- [Exercise material]
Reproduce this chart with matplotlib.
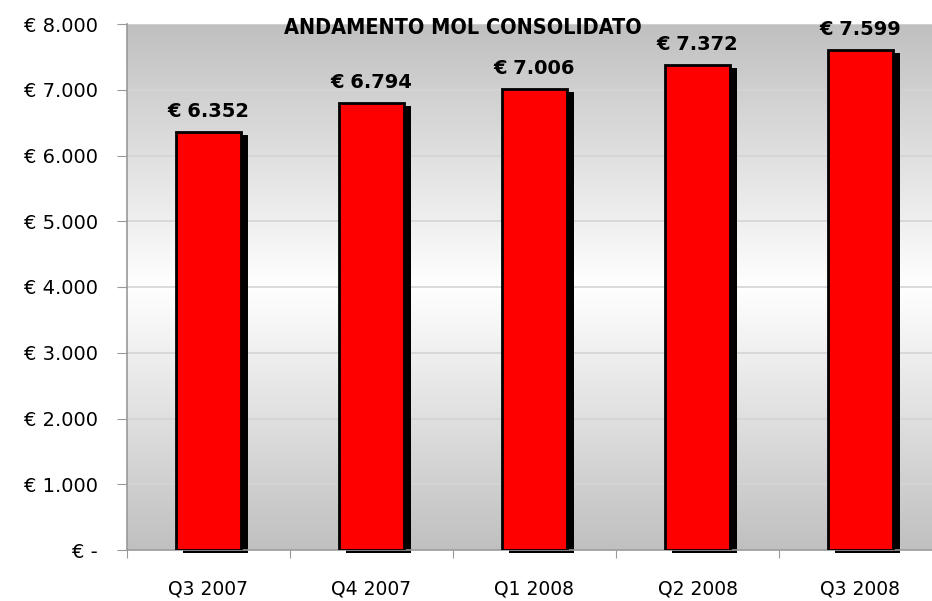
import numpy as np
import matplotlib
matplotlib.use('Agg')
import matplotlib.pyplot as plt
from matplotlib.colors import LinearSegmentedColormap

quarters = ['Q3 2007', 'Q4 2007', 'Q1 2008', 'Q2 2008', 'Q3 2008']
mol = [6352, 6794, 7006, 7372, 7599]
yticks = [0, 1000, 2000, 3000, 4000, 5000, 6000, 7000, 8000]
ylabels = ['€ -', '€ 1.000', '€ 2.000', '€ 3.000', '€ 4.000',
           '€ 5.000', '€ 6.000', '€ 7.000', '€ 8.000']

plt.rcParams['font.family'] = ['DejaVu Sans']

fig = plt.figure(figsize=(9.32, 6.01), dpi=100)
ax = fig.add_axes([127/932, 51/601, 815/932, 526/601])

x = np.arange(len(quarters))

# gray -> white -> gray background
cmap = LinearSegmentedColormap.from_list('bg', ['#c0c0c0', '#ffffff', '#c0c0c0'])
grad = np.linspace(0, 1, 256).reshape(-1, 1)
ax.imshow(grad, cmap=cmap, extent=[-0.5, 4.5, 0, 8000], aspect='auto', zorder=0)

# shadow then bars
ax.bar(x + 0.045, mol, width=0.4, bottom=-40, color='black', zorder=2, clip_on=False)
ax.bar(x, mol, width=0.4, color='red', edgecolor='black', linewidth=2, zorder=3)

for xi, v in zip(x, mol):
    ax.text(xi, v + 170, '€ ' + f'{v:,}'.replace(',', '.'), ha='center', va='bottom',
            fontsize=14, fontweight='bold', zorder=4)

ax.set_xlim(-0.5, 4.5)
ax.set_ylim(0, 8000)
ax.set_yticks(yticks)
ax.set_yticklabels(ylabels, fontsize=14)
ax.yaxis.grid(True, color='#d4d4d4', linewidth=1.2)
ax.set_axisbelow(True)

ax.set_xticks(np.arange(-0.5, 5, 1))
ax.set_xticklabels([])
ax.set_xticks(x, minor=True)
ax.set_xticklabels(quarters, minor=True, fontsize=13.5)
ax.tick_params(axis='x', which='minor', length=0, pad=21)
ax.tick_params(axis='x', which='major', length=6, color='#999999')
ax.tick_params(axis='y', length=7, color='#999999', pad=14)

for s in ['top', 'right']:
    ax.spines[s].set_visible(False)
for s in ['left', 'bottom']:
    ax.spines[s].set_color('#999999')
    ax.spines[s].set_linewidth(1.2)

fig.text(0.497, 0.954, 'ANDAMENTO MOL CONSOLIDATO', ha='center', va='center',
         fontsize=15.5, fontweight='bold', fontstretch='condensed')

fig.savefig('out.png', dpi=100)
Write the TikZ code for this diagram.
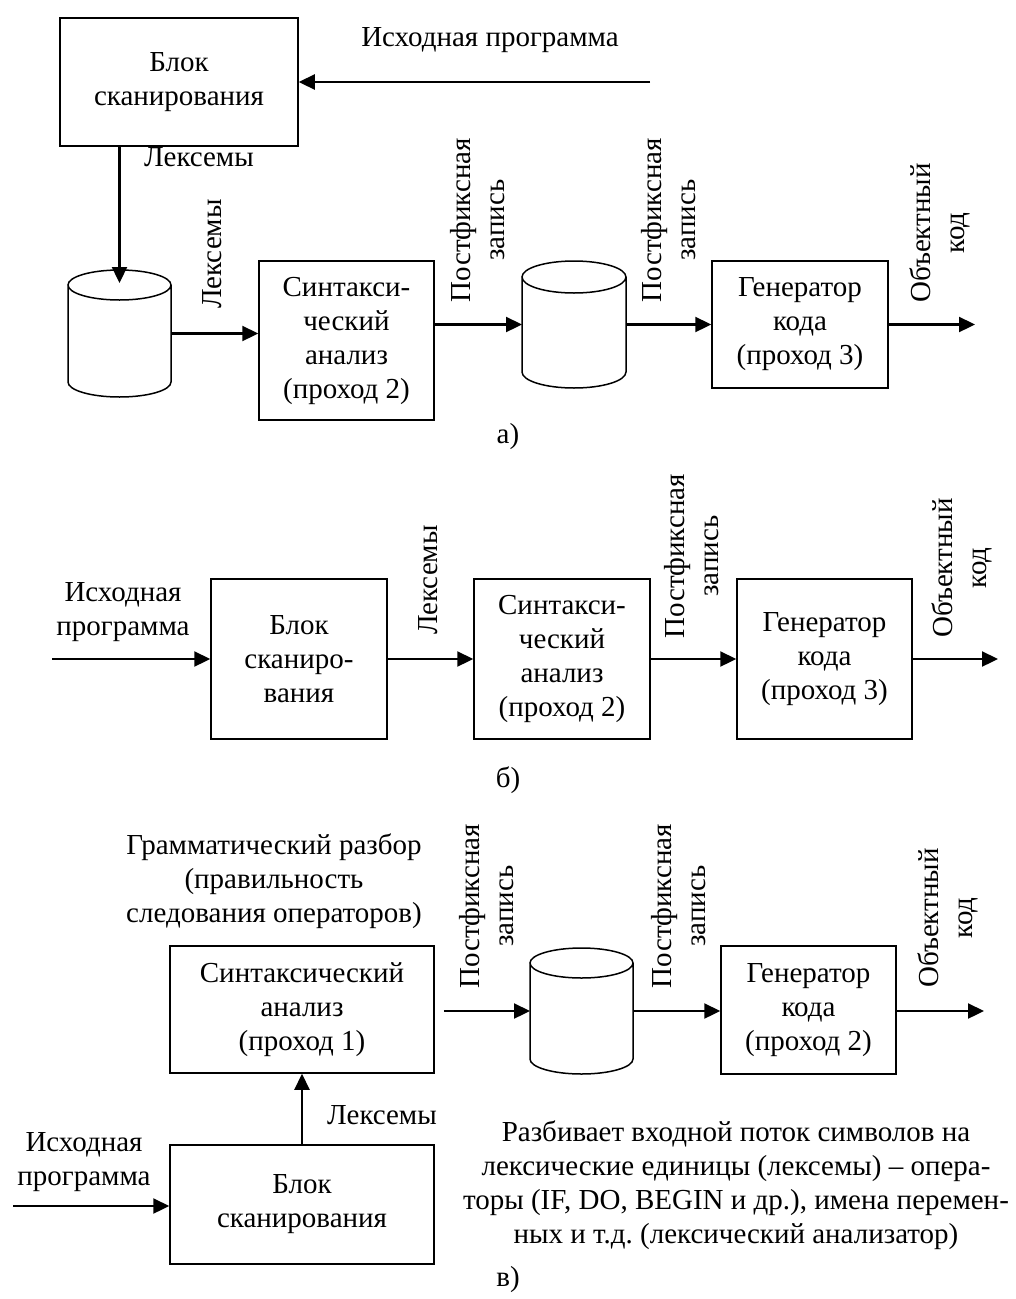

- [Exercise objective]
Please write out all of the material above without changing a word, and omit any pictures.

- [Solution to the exercise]
Reproduce this chart with matplotlib.
import numpy as np
import matplotlib
matplotlib.use('Agg')
import matplotlib.pyplot as plt
from matplotlib.colors import LinearSegmentedColormap

quarters = ['Q3 2007', 'Q4 2007', 'Q1 2008', 'Q2 2008', 'Q3 2008']
mol = [6352, 6794, 7006, 7372, 7599]
yticks = [0, 1000, 2000, 3000, 4000, 5000, 6000, 7000, 8000]
ylabels = ['€ -', '€ 1.000', '€ 2.000', '€ 3.000', '€ 4.000',
           '€ 5.000', '€ 6.000', '€ 7.000', '€ 8.000']

plt.rcParams['font.family'] = ['DejaVu Sans']

fig = plt.figure(figsize=(9.32, 6.01), dpi=100)
ax = fig.add_axes([127/932, 51/601, 815/932, 526/601])

x = np.arange(len(quarters))

# gray -> white -> gray background
cmap = LinearSegmentedColormap.from_list('bg', ['#c0c0c0', '#ffffff', '#c0c0c0'])
grad = np.linspace(0, 1, 256).reshape(-1, 1)
ax.imshow(grad, cmap=cmap, extent=[-0.5, 4.5, 0, 8000], aspect='auto', zorder=0)

# shadow then bars
ax.bar(x + 0.045, mol, width=0.4, bottom=-40, color='black', zorder=2, clip_on=False)
ax.bar(x, mol, width=0.4, color='red', edgecolor='black', linewidth=2, zorder=3)

for xi, v in zip(x, mol):
    ax.text(xi, v + 170, '€ ' + f'{v:,}'.replace(',', '.'), ha='center', va='bottom',
            fontsize=14, fontweight='bold', zorder=4)

ax.set_xlim(-0.5, 4.5)
ax.set_ylim(0, 8000)
ax.set_yticks(yticks)
ax.set_yticklabels(ylabels, fontsize=14)
ax.yaxis.grid(True, color='#d4d4d4', linewidth=1.2)
ax.set_axisbelow(True)

ax.set_xticks(np.arange(-0.5, 5, 1))
ax.set_xticklabels([])
ax.set_xticks(x, minor=True)
ax.set_xticklabels(quarters, minor=True, fontsize=13.5)
ax.tick_params(axis='x', which='minor', length=0, pad=21)
ax.tick_params(axis='x', which='major', length=6, color='#999999')
ax.tick_params(axis='y', length=7, color='#999999', pad=14)

for s in ['top', 'right']:
    ax.spines[s].set_visible(False)
for s in ['left', 'bottom']:
    ax.spines[s].set_color('#999999')
    ax.spines[s].set_linewidth(1.2)

fig.text(0.497, 0.954, 'ANDAMENTO MOL CONSOLIDATO', ha='center', va='center',
         fontsize=15.5, fontweight='bold', fontstretch='condensed')

fig.savefig('out.png', dpi=100)
Write the TikZ code for this diagram.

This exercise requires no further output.